The evidence for using herbs to treat Crohn's disease is mostly lacking. Herbs that have been used traditionally to treat inflammation within the digestive tract include:
- Slippery elm (Ulmus fulva) is a demulcent (a substance that protects irritated tissues and promotes their healing). Take 60 - 320 mg per day. One tsp. powder may be mixed with water and drunk 3 - 4 times a day. Take slippery elm at least one hour after taking other medications.
- Marshmallow (Althaea officinalis) is a demulcent and emollient (a substance that soothes mucous membranes). Drink one cup of tea 3 times per day. To make tea, steep 2 - 5 g of dried leaf or 5 g dried root in one cup boiling water. Strain and cool. Avoid marshmallow if you have diabetes. Marshmallow may interact with lithium. It may also interfere with drugs taken by mouth. Take Marshmallow at least one hour after taking oral medications.
- Curcumin or turmeric (Curcuma longa, 1 - 2 g per day) shows anti-inflammatory properties in test tubes. One small study found that people with inflammatory bowel disease who took curcumin reduced their symptoms and their need for medications. More research is needed. Curcumin may make gallbladder illnesses worse and may interact with blood-thinning medications.

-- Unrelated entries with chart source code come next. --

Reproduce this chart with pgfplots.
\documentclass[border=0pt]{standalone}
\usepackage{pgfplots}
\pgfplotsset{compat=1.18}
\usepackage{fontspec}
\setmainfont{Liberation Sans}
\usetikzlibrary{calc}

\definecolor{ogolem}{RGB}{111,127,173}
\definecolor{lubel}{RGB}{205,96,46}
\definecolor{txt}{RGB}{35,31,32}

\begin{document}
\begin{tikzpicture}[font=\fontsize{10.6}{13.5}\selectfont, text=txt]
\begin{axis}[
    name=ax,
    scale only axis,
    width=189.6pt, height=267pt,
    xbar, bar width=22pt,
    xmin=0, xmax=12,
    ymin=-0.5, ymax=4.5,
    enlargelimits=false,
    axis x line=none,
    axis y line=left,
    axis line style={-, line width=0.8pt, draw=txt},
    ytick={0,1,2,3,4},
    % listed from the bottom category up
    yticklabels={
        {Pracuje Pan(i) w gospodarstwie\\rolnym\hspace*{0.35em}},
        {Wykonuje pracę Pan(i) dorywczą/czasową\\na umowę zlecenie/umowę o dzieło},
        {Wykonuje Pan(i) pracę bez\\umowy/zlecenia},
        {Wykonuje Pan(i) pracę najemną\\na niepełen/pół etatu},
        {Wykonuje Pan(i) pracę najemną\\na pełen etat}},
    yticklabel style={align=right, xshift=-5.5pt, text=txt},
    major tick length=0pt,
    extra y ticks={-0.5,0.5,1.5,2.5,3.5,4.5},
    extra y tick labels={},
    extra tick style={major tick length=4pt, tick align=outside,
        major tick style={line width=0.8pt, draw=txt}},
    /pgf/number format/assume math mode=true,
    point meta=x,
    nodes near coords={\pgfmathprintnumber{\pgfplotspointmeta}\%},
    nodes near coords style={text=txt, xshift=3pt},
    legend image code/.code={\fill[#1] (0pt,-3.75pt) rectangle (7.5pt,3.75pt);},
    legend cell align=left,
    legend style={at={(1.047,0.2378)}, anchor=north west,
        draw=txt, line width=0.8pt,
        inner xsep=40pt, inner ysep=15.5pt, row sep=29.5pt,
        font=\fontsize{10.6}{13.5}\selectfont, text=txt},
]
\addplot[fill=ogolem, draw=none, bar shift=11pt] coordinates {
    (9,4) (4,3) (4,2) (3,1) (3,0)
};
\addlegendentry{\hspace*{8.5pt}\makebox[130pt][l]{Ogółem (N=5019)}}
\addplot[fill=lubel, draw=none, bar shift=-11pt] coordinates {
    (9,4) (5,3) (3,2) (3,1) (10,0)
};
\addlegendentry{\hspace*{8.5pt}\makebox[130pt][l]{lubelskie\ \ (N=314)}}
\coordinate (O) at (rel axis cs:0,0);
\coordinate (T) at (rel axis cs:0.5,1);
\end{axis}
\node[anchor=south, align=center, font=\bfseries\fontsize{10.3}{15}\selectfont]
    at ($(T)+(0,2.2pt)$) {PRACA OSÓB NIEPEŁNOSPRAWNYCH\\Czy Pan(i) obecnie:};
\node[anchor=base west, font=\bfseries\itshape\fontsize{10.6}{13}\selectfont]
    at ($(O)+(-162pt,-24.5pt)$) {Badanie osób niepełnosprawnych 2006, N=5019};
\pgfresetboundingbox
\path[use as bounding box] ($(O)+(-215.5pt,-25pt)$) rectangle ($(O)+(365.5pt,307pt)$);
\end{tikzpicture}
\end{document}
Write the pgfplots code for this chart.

- Cat's claw (Uncaria tomentosa, 250 mg per day) may help fight inflammation. Cat's claw may make leukemia, as well as autoimmune disorders, worse, and may worsen low blood pressure.
- Boswellia (Boswellia serrata, 1,200 mg 3 times per day for up to 8 weeks) has anti-inflammatory properties, and a few small studies suggest that it may help treat Crohn's disease. More research is needed to be sure. Boswellia may interact with other drugs and supplements, so talk to your doctor before taking it.
Although few studies have examined the effectiveness of specific homeopathic therapies, professional homeopaths may consider the following remedies for the treatment of Crohn's disease symptoms (such as diarrhea) based on their knowledge and experience. Before prescribing a remedy, homeopaths take into account a person's constitutional type -- your physical, emotional, and psychological makeup. An experienced homeopath assesses all of these factors when determining the most appropriate treatment for each person.
Mercurius -- for foul-smelling diarrhea that may have streaks of blood accompanied by a sensation of incomplete emptying. This remedy is most appropriate for individuals who tend to feel exhausted following bowel movements, experience fluctuations in body temperature, perspire frequently, and have a thirst for cold fluids.
Podophyllum -- for explosive, gushing, painless diarrhea that worsens after eating or drinking. Exhaustion often follows bowel movements. The individuals for whom this remedy is appropriate may experience painful cramps in the lower legs and feet.
Veratrum album -- for profuse, watery diarrhea accompanied by stomach cramps, bloated abdomen, vomiting, exhaustion, and chills. The diarrhea tends to worsen as a result of eating fruit. The individual for whom this therapy is appropriate tends to crave cold liquids.
Acupuncture has long been used in Traditional Chinese Medicine to treat inflammatory bowel disease. One study in Germany found that acupuncture and moxibustion were effective specifically for treating Crohn's disease. Acupuncturists treat people with inflammatory bowel disease based on an individualized assessment of the excesses and deficiencies of qi located in various meridians. Moxibustion (a technique in which the herb mugwort is burned over specific acupuncture points) is sometimes used because it is thought by some to reach deeper into the body than using needles alone.